**EXERCISE AIM**. Return, without pictures, the lines from the start of the data through the one that contains "0.6pt off 1.6pt]".

**DATASET EXTRACT**.

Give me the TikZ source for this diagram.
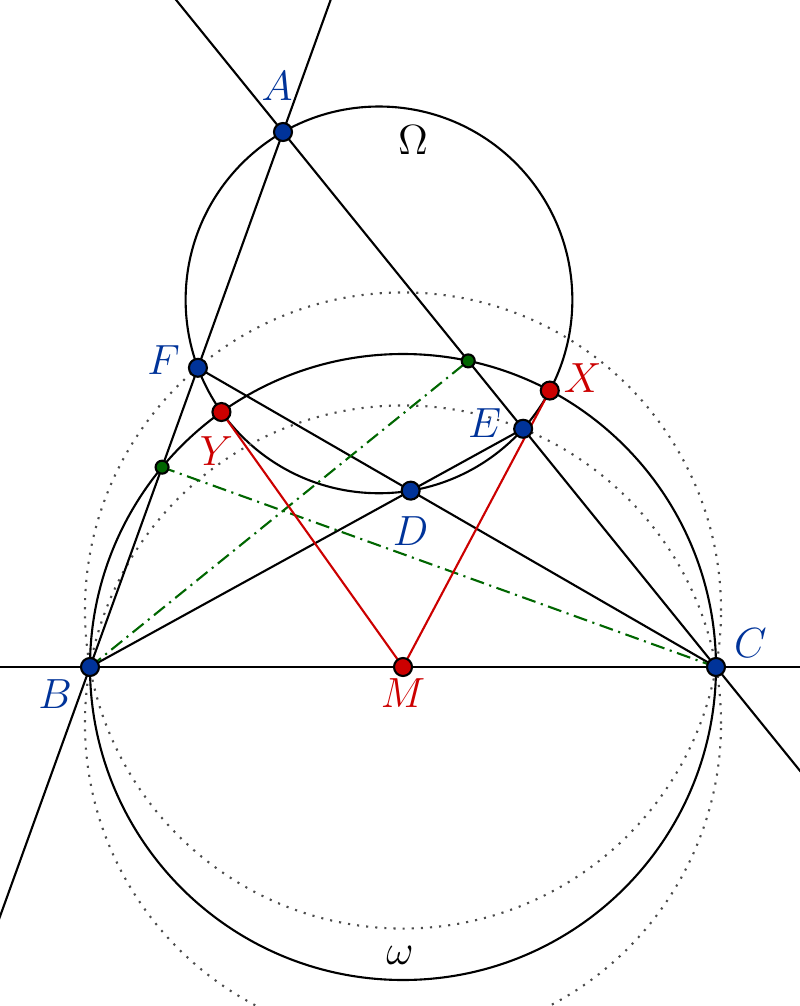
\documentclass[tikz,border=0pt]{standalone}
\usepackage{tikz}
\usetikzlibrary{calc,positioning}
\definecolor{ptblue}{RGB}{0,51,153}
\definecolor{ptred}{RGB}{204,0,0}
\definecolor{ptgreen}{RGB}{0,102,0}

\begin{document}
\begin{tikzpicture}[line width=0.6pt,font=\large]
\tikzstyle{bluept}=[circle,draw=black,line width=0.6pt,fill=ptblue,inner sep=0pt,minimum size=0.18cm]
\tikzstyle{redpt}=[bluept,fill=ptred]
\tikzstyle{greenpt}=[bluept,fill=ptgreen,minimum size=0.13cm]
\tikzstyle{bluelbl}=[text=ptblue,inner sep=0pt]
\tikzstyle{redlbl}=[text=ptred,inner sep=0pt]
\tikzstyle{altitude}=[ptgreen,dash pattern=on 4pt off 1.6pt on 0.6pt off 1.6pt]

\useasboundingbox (-4.03,-3.39) rectangle (3.97,6.67);
\clip (-4.03,-3.39) rectangle (3.97,6.67);

\coordinate (M) at (0,0);
\coordinate (B) at (-3.13,0);
\coordinate (C) at (3.13,0);
\coordinate (A) at (-1.20,5.35);
\coordinate (O) at (-0.24,3.6713);
\coordinate (E) at (1.2018,2.3824);
\coordinate (F) at (-2.0506,2.9922);
\coordinate (D) at (0.0766,1.7636);
\coordinate (X) at (1.4679,2.7644);
\coordinate (Y) at (-1.8153,2.5498);
\coordinate (HB) at (0.6524,3.0612);
\coordinate (HC) at (-2.4092,1.9982);
\coordinate (P1) at (0,0.565);
\coordinate (P2) at (0,-0.565);

% circles
\draw (M) circle (3.13);
\draw (O) circle (1.9337);
\draw[dotted,black!70] (P1) circle (3.1806);
\draw[dotted,black!70] (P2) circle (3.1806);

% lines
\draw ($(A)!-0.4!(B)$) -- ($(A)!1.7!(B)$);
\draw ($(A)!-0.4!(C)$) -- ($(A)!1.4!(C)$);
\draw ($(B)!-0.2!(C)$) -- ($(B)!1.2!(C)$);
\draw (B) -- (E);
\draw (C) -- (F);
\draw[altitude] (B) -- (HB);
\draw[altitude] (C) -- (HC);
\draw[ptred] (M) -- (X)
	(M) -- (Y);

% points
\node[bluept] (nA) at (A) {};
\node[bluept] (nB) at (B) {};
\node[bluept] (nC) at (C) {};
\node[bluept] (nD) at (D) {};
\node[bluept] (nE) at (E) {};
\node[bluept] (nF) at (F) {};
\node[redpt] (nM) at (M) {};
\node[redpt] (nX) at (X) {};
\node[redpt] (nY) at (Y) {};
\node[greenpt] (nHB) at (HB) {};
\node[greenpt] (nHC) at (HC) {};

% labels
\node[bluelbl,above=0.2cm of nA,xshift=-0.06cm] (lA) {$A$};
\node[bluelbl,below left=0.05cm and 0.1cm of nB] (lB) {$B$};
\node[bluelbl,above right=0.01cm and 0.1cm of nC] (lC) {$C$};
\node[bluelbl,below=0.15cm of nD] (lD) {$D$};
\node[bluelbl,left=0.11cm of nE,yshift=0.06cm] (lE) {$E$};
\node[bluelbl,left=0.07cm of nF,yshift=0.08cm] (lF) {$F$};
\node[redlbl,below=0.01cm of nM] (lM) {$M$};
\node[redlbl,right=0.03cm of nX,yshift=0.12cm] (lX) {$X$};
\node[redlbl,below=0.14cm of nY,xshift=-0.05cm] (lY) {$Y$};
\node (lOmega) at (0.10,5.27) {$\Omega$};
\node (lomega) at (-0.03,-2.88) {$\omega$};
\end{tikzpicture}
\end{document}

**RESPONSE TO THIS EXERCISE**.
Give me the TikZ source for this diagram.
\documentclass[tikz,border=0pt]{standalone}
\usepackage{tikz}
\usetikzlibrary{calc,positioning}
\definecolor{ptblue}{RGB}{0,51,153}
\definecolor{ptred}{RGB}{204,0,0}
\definecolor{ptgreen}{RGB}{0,102,0}

\begin{document}
\begin{tikzpicture}[line width=0.6pt,font=\large]
\tikzstyle{bluept}=[circle,draw=black,line width=0.6pt,fill=ptblue,inner sep=0pt,minimum size=0.18cm]
\tikzstyle{redpt}=[bluept,fill=ptred]
\tikzstyle{greenpt}=[bluept,fill=ptgreen,minimum size=0.13cm]
\tikzstyle{bluelbl}=[text=ptblue,inner sep=0pt]
\tikzstyle{redlbl}=[text=ptred,inner sep=0pt]
\tikzstyle{altitude}=[ptgreen,dash pattern=on 4pt off 1.6pt on 0.6pt off 1.6pt]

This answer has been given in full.